A common task is to have a set of tasks; each with their declared dependencies. This setup exists in a variety of build tools such as make or rake
For instance lets consider this hypothetical Rakefile which defines some tasks.
task :a => [:b, :c]
task :b => [:d]
task :c
task :d
The goal would be to process the list of tasks in topological order; however do so in parallel.
A non-parallel topological walk may result in d -> b -> c -> a
which would take 4 units.
However if we were to optimize the processing it would be possible to do it
in [d, c] -> [b] -> [a]
; 3 units.
Topological sort is well understood1, however I was not able to find online a succinct code snippet for doing so in parallel.

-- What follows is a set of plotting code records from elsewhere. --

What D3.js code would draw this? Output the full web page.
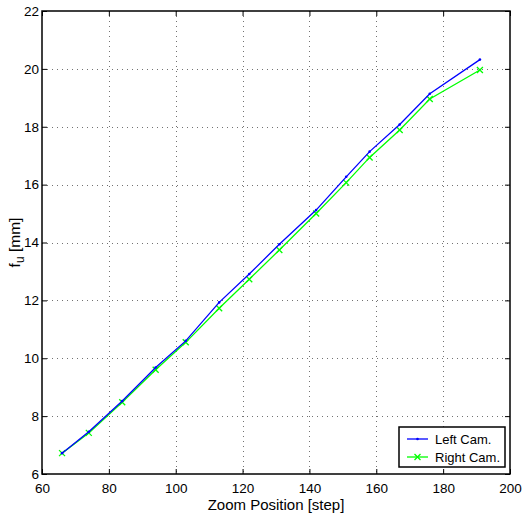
<!DOCTYPE html>
<html>
<head>
<meta charset="utf-8">
<script src="https://cdn.jsdelivr.net/npm/d3@7"></script>
<style>
  body { margin: 0; background: #fff; }
  svg { display: block; font-family: "Liberation Sans", Arial, sans-serif; }
</style>
</head>
<body>
<div id="viz"></div>
<script>
// zoom positions (steps)
const zoomSteps = [66, 74, 84, 94, 103, 113, 122, 131, 142, 151, 158, 167, 176, 191];
// focal length f_u [mm]
const leftCam  = [6.72, 7.46, 8.52, 9.68, 10.6, 11.93, 12.91, 13.94, 15.12, 16.27, 17.14, 18.08, 19.14, 20.32];
const rightCam = [6.72, 7.42, 8.48, 9.60, 10.55, 11.73, 12.73, 13.74, 15.0, 16.07, 16.94, 17.89, 18.96, 19.96];
const xTicks = [60, 80, 100, 120, 140, 160, 180, 200];
const yTicks = [6, 8, 10, 12, 14, 16, 18, 20, 22];

const width = 522;
const height = 521;
const margin = { top: 11, right: 12, bottom: 47, left: 42 };

const svg = d3.select("#viz")
    .append("svg")
    .attr("width", width)
    .attr("height", height);

const x = d3.scaleLinear().domain([60, 200]).range([margin.left, width - margin.right]);
const y = d3.scaleLinear().domain([6, 22]).range([height - margin.bottom, margin.top]);

const plotW = width - margin.left - margin.right;
const plotH = height - margin.top - margin.bottom;

//Grid
const grid = svg.append("g")
    .attr("stroke", "#000")
    .attr("stroke-width", 1)
    .attr("stroke-dasharray", "1,4")
    .attr("opacity", 0.55);
grid.selectAll(".gx")
    .data(xTicks.slice(1, -1))
    .join("line")
    .attr("x1", d => Math.round(x(d)) + 0.5)
    .attr("x2", d => Math.round(x(d)) + 0.5)
    .attr("y1", margin.top)
    .attr("y2", height - margin.bottom);
grid.selectAll(".gy")
    .data(yTicks.slice(1, -1))
    .join("line")
    .attr("y1", d => Math.round(y(d)) + 0.5)
    .attr("y2", d => Math.round(y(d)) + 0.5)
    .attr("x1", margin.left)
    .attr("x2", width - margin.right);

//Axes, ticks inward like matlab
const tickLen = 5;
const axisStyle = g => {
    g.select(".domain").remove();
    g.selectAll(".tick line").attr("stroke", "#000");
    g.selectAll(".tick text").attr("font-size", 13.5).attr("fill", "#000");
};

svg.append("g")
    .attr("transform", `translate(0,${height - margin.bottom})`)
    .call(d3.axisBottom(x).tickValues(xTicks).tickSizeInner(-tickLen).tickSizeOuter(0).tickPadding(9))
    .call(axisStyle);
svg.append("g")
    .attr("transform", `translate(0,${margin.top})`)
    .call(d3.axisTop(x).tickValues(xTicks).tickSizeInner(-tickLen).tickSizeOuter(0).tickFormat(""))
    .call(axisStyle);
svg.append("g")
    .attr("transform", `translate(${margin.left},0)`)
    .call(d3.axisLeft(y).tickValues(yTicks).tickSizeInner(-tickLen).tickSizeOuter(0).tickPadding(3))
    .call(axisStyle);
svg.append("g")
    .attr("transform", `translate(${width - margin.right},0)`)
    .call(d3.axisRight(y).tickValues(yTicks).tickSizeInner(-tickLen).tickSizeOuter(0).tickFormat(""))
    .call(axisStyle);

svg.append("rect")
    .attr("x", margin.left)
    .attr("y", margin.top)
    .attr("width", plotW)
    .attr("height", plotH)
    .attr("fill", "none")
    .attr("stroke", "#000")
    .attr("stroke-width", 1.5);

//Series
const series = [
    { name: "Left Cam.", values: leftCam, color: "#0000ff", marker: "dot" },
    { name: "Right Cam.", values: rightCam, color: "#00ff00", marker: "x" }
];

const line = d3.line()
    .x(d => x(d[0]))
    .y(d => y(d[1]));

// draw right first so left sits on top where they overlap
series.slice().reverse().forEach(s => {
    const pts = zoomSteps.map((z, i) => [z, s.values[i]]);
    const g = svg.append("g");
    g.append("path")
        .attr("d", line(pts))
        .attr("fill", "none")
        .attr("stroke", s.color)
        .attr("stroke-width", 1.3);
    if (s.marker === "x") {
        g.selectAll("path.m")
            .data(pts)
            .join("path")
            .attr("class", "m")
            .attr("d", d => `M${x(d[0]) - 3},${y(d[1]) - 3}L${x(d[0]) + 3},${y(d[1]) + 3}M${x(d[0]) - 3},${y(d[1]) + 3}L${x(d[0]) + 3},${y(d[1]) - 3}`)
            .attr("stroke", s.color)
            .attr("stroke-width", 1.3);
    } else {
        g.selectAll("circle")
            .data(pts)
            .join("circle")
            .attr("cx", d => x(d[0]))
            .attr("cy", d => y(d[1]))
            .attr("r", 1.3)
            .attr("fill", s.color);
    }
});

//Axis labels
svg.append("text")
    .attr("x", x(130))
    .attr("y", height - 11)
    .attr("text-anchor", "middle")
    .attr("font-size", 15)
    .text("Zoom Position [step]");

const yl = svg.append("text")
    .attr("transform", `translate(20,${y(14)}) rotate(-90)`)
    .attr("text-anchor", "middle")
    .attr("font-size", 15.5);
yl.append("tspan").text("f");
yl.append("tspan").attr("font-size", 12).attr("dy", 4).text("u");
yl.append("tspan").attr("dy", -4).text(" [mm]");

//Legend
const lg = svg.append("g").attr("transform", "translate(399,427)");
lg.append("rect")
    .attr("width", 106)
    .attr("height", 40)
    .attr("fill", "#fff")
    .attr("stroke", "#000")
    .attr("stroke-width", 1.5);
series.forEach((s, i) => {
    const row = lg.append("g").attr("transform", `translate(0,${12 + i * 18})`);
    row.append("line")
        .attr("x1", 8).attr("x2", 29)
        .attr("stroke", s.color).attr("stroke-width", 1.3);
    if (s.marker === "x") {
        row.append("path")
            .attr("d", "M15.5,-3L21.5,3M15.5,3L21.5,-3")
            .attr("stroke", s.color).attr("stroke-width", 1.3);
    } else {
        row.append("circle").attr("cx", 18.5).attr("r", 1.3).attr("fill", s.color);
    }
    row.append("text")
        .attr("x", 36)
        .attr("dy", "0.35em")
        .attr("font-size", 13)
        .text(s.name);
});
</script>
</body>
</html>
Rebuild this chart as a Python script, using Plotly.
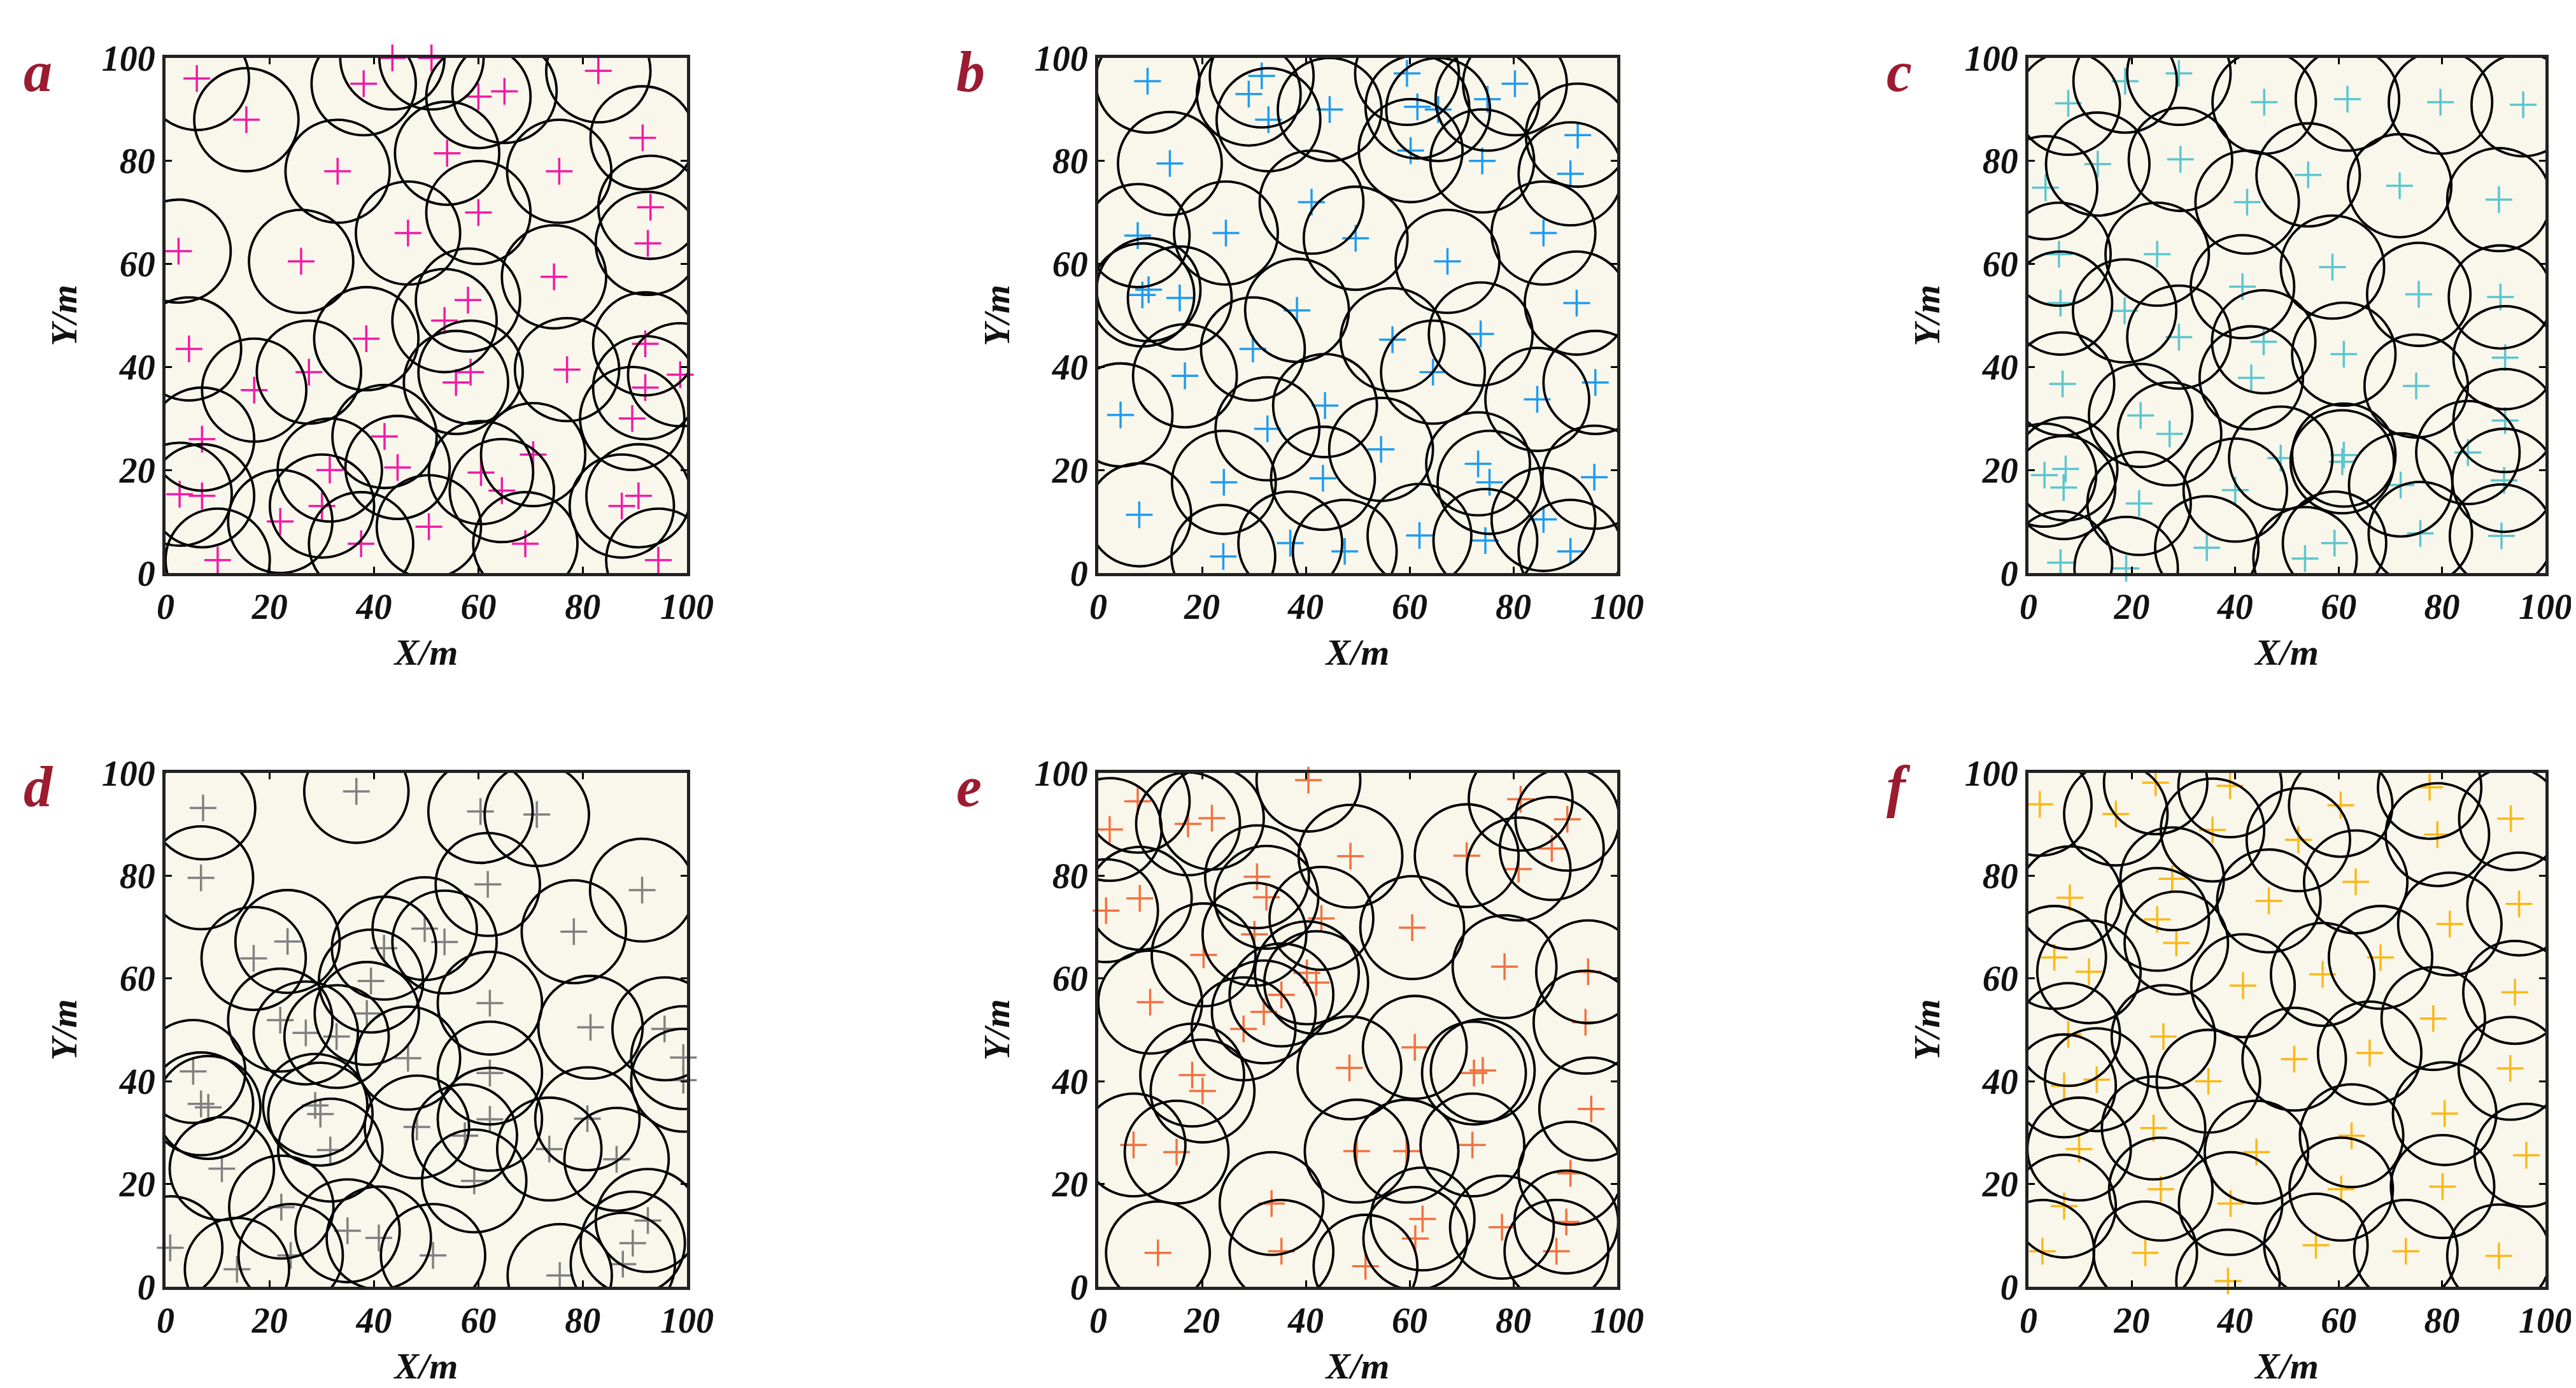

# construct a directed acyclic graph representation
# an adjacency list structure is likely the simplest
graph = compute the directed acyclic graph
# create some form of executor where you can
# submit some jobs;
executor = construct an executor service
# we'll need a mutex to make some code safe
# unless the grap you are using is thread safe
mutex = construct mutex
mutex.synchronize do
# keep looping until the graph is empty
until graph.empty?
# sinks are nodes whose outdegree is 0;
# which means that there are no
# edges leaving the node
sinks = graph.sinks
sinks.each do |sink|
# we wrap the task so we can execute
# some end handling
executor.submit do
# run the task!
task.run
mutex.synchronize do
# remove this task from the graph
graph.remove_node sink
end
# wake up the loop thread
mutex.notify
end
end
# wait pauses the thread and releases the lock
# this is the optimal way to know when to wake up
mutex.wait
end
end
Enjoy some parallel task execution now.
-
Common interview question ↩